What I propose for our discussiomn is to seperate the issues for a more systematic structured discussion. I see three big issues:
 
1. the need to work towards a general (and global) "Framework of Commitments" (FoC) in form of a set of general principles as guidelines for "good behaviour" in the Internet (the so-called "constitutional moment", as it was discussed in Nairobi). Here one question is whether such a Declaration, code of conduct, compact or FoC should be elaborated by governments only or should it be a multistakeholder task. And the second question is who shoud do this: one of the existing bodies? the UN? the IGF? a new multistakeholder body (like the WGIG)? 
 
2. the need to identify gaps in the existing institutional framework.

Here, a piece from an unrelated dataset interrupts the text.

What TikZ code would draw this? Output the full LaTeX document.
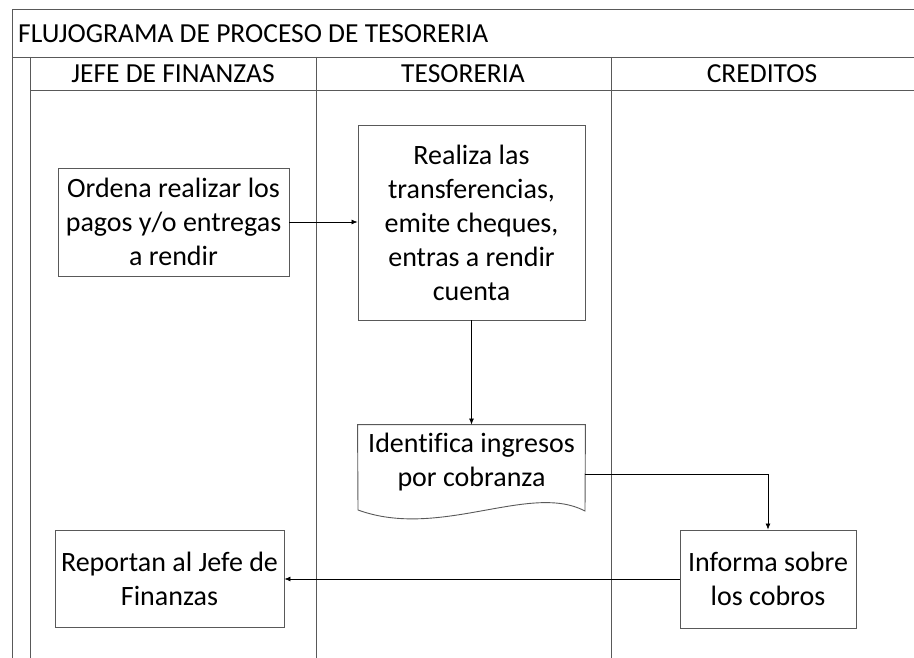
\documentclass[tikz,border=0pt]{standalone}
\usepackage{fontspec}
\setmainfont[Ligatures=NoCommon]{Carlito}
\usetikzlibrary{arrows.meta}
\begin{document}
\begin{tikzpicture}[x=1pt,y=-1pt,
  lane/.style={draw=black!65, line width=0.9pt},
  box/.style={draw=black!65, line width=0.9pt, rectangle, align=center, inner sep=2pt,
    font=\fontsize{28}{34}\selectfont},
  hdr/.style={font=\fontsize{27.5}{30}\selectfont, inner sep=0pt},
  conn/.style={draw=black, line width=0.7pt, -{Latex[length=6pt,width=5pt]}}]
\useasboundingbox (0,0) rectangle (914,658);
% table frame
\draw[lane] (12,658) -- (12,9) -- (914,9);
\draw[lane] (12,57) -- (914,57);
\draw[lane] (30,90) -- (914,90);
\draw[lane] (30,57) -- (30,658);
\draw[lane] (316,57) -- (316,658);
\draw[lane] (611,57) -- (611,658);
% headers
\node[hdr, anchor=west] (title) at (18,34) {FLUJOGRAMA DE PROCESO DE TESORERIA};
\node[hdr] (h1) at (173,74) {JEFE DE FINANZAS};
\node[hdr] (h2) at (463,74) {TESORERIA};
\node[hdr] (h3) at (762,74) {CREDITOS};
% boxes
\node[box, minimum width=231, minimum height=108] (ordena) at (173.5,222) {Ordena realizar los\\pagos y/o entregas\\a rendir};
\node[box, minimum width=227, minimum height=195] (realiza) at (471.5,222.5) {Realiza las\\transferencias,\\emite cheques,\\entras a rendir\\cuenta};
\node[box, draw=none, minimum width=227, minimum height=86] (doc) at (471.5,468) {};
\node[box, draw=none, inner sep=0pt] (doctext) at (471.5,462) {Identifica ingresos\\por cobranza};
\draw[draw=black!65, line width=0.9pt] (doc.north west) -- (doc.north east) -- (585,511)
  .. controls (530,482) and (440,540) .. (358,510) -- cycle;
\node[box, minimum width=176, minimum height=98] (informa) at (768,579) {Informa sobre\\los cobros};
\node[box, minimum width=229, minimum height=97] (reportan) at (169.5,578.5) {Reportan al Jefe de\\Finanzas};
% connectors
\draw[conn] (ordena.east) -- (realiza.west |- ordena.east);
\draw[conn] (realiza.south) -- (doc.north);
\coordinate (dr) at (585,474);
\draw[conn] (dr) -| (informa.north);
\draw[conn] (informa.west) -- (reportan.east |- informa.west);
\end{tikzpicture}
\end{document}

The question here is which issues can NOT be settled within the existing governmental and non-governmental organisations. In case we can clear define what the missing link is what would be the right answer: tzo improve existing organisaitons by a reform process? To create a new body? What such a new body would do better and why? What would be the concrete mandate, the membership, the budget, the oversight? 
 
3. the need to specify global public policies on specific issues like social networks, search engines, cloud computing, CIR management, IOT, intermediaries etc. with regard to privacy, freedom of expression, security, crime prevention, IPR etc. Here we have to identify the specific nature of the problem and to look for a concrete answer how to deal with this specific problem, whether a best practice guideline, a general political recommendation or a legally binding norm is necassary. And again: who should do this? We have to be very carefully that we first identify the issue before we start to develop policies and move to instruments. Here we need a case by case approach. There will be different solutions for different issues and at the end there will be a very diversified and distributed system of policies and mechanisms to implement (and to oversee/review) those policies. 
 
4. the need to develop further a multistakeholder oversight mechanism. There new AoC review mechanism is conceptually a good starter to rethink the traditional approach to oversight. We need oversight to strengthen transparency, legitimacy and accountability, but there is no need to have ONE oversight body for all Internet related public policy issues. Each issue probably needs a specifically designed oversight mechanism. And such a mechanism has to be designed on a multistakeholder basis. Unfortunately the first review under the AoC (ATRT) was done in a hurry and was not so impressive. But the proposed design is an interesting step into a new territory how oversight can be organized issue based, decentralized and on a multistakeholder basis. And BTW, who oversees bodies like ITU, WIPO and the UN?
 
Part of this issue will be discussed in the IGF Imrpovment working group but CS and the Caucus should trs to find its own mechanisms to move foreward to make proposals to the various bodies. The letter to the UNGA (the Shanghai project) was a good starter. More has to be done.